Mais Estado ou menos Estado na habitação?
Nos tempos da Guerra Fria, em que o mundo estava dividido entre adeptos do capitalismo e do socialismo, costumava-se contar esta história, passada na União Soviética: uma família russa é chamada ao Politburo do Partido Comunista para lhes ser comunicado que, finalmente, vão ter uma habitação. O diligente funcionário pergunta ao chefe de família qual a disponibilidade para ocupar a casa no dia 27 de Outubro de 2037, a que este responde com uma pergunta: “de manhã ou de tarde”? Em face da insólita resposta, o apparatchik desabafa: “Não estou a perceber. Estamos a falar de algo que só vai acontecer daqui a algumas décadas e você pergunta-me se vai ser de manhã ou de tarde”? “Tem de ser”, responde, “porque de manhã já marquei com o senhor do stand que me vai entregar o Lada”.
Em Portugal, embora a nossa paixão pelo socialismo e a extrema-esquerda esteja ainda a dominar a preferência da maioria do eleitorado que ainda vota, não chegámos ao ponto de ter de esperar décadas por um direito que, estando constitucionalmente consagrado, apenas abarca uma minoria socialmente desfavorecida, enquanto uma larga maioria (sobre)vive enterrada em prestações bancárias para o pagamento de um imóvel cujos juros e empréstimo serão liquidados ao fim de várias décadas.
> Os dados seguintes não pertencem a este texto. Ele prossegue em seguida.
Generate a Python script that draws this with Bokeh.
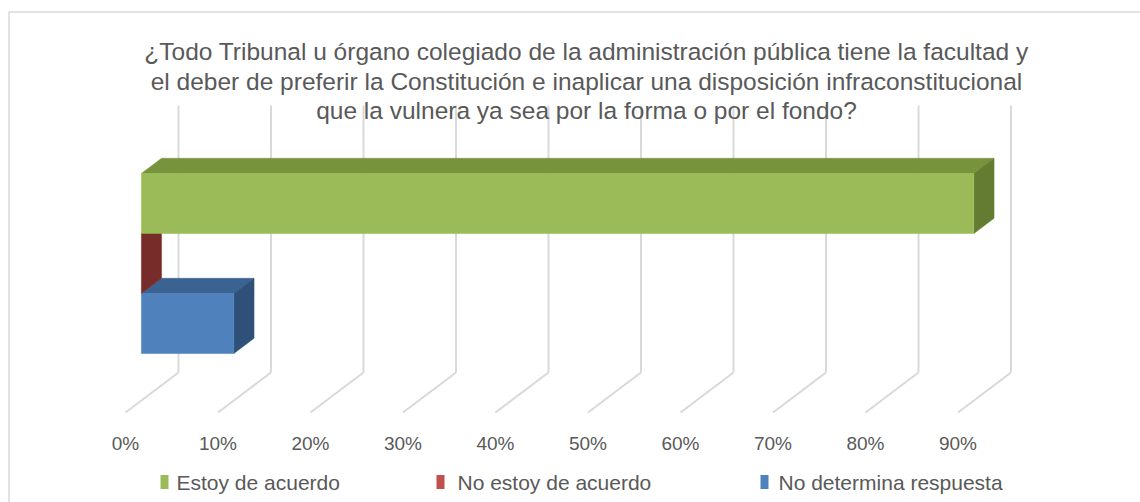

Paralelamente, também não estamos (ainda?) no ponto em que o Estado fiscaliza todos os movimentos da nossa vida, a troco da estabilidade de uma habitação, emprego e preços controlados, como acontecia nos regimes socialistas da então Europa de Leste.
É recorrente a discussão e a conversa sobre que papel é que o Estado deve ter nas nossas vidas e de que forma é que este organismo pode ou não ajudar na concretização dos objectivos de um povo e de um país, e nos direitos que todos temos em possuir uma habitação condigna.
Tenho para mim que, aqui em Portugal, os responsáveis políticos que nos governam desde sempre tendem a esquecer-se que o Estado só existe graças à estrutura da sociedade que foi criada e a quem compete, através das verbas arrecadadas pelos impostos, gerir sabiamente (por favor não sorrir) os recursos que lhe são confiados para o bem comum.
Hoje em dia, todos os números mostram que Portugal é alegremente conhecido como sendo um País de proprietários. Porém, esta alegria esconde a triste realidade de que estes proprietários são, na sua maioria, famílias que empenham os seus recursos durante décadas para assumir os encargos que celebraram com a Banca para a compra do imóvel.
Já aqui o escrevi no passado que, hoje em dia estamos na situação em que nos encontramos relativamente à habitação em Portugal porque foi sendo liquidada uma política passada de arrendamento que permitia às famílias mobilidade geográfica, independência financeira e, aos proprietários dos imóveis, o reconhecimento da sua importância para a vitalidade do mercado de habitação.
Actualmente, as rendas estão, como se sabe, proibitivas, os contractos de arrendamento promovidos pelos proprietários são leoninos (às vezes as condições são tantas que chego a pensar se um dia não irão pedir também para que os inquilinos possam doar um rim) e o Estado vai intervindo em políticas esparsas que, não resolvendo o problema de fundo, agravam a situação de proprietários, inquilinos e do próprio parque habitacional do País, com milhares de imóveis na posse de uma Banca falida ou fechados a sete chaves porque as famílias não se entendem nas heranças ou os proprietários não querem arrendar e comprar chatices futuras.
Mais do que mais Estado ou menos Estado, acredito ser necessário promover melhor Estado. Terei algumas ideias para partilhar convosco sobre isso num próximo artigo.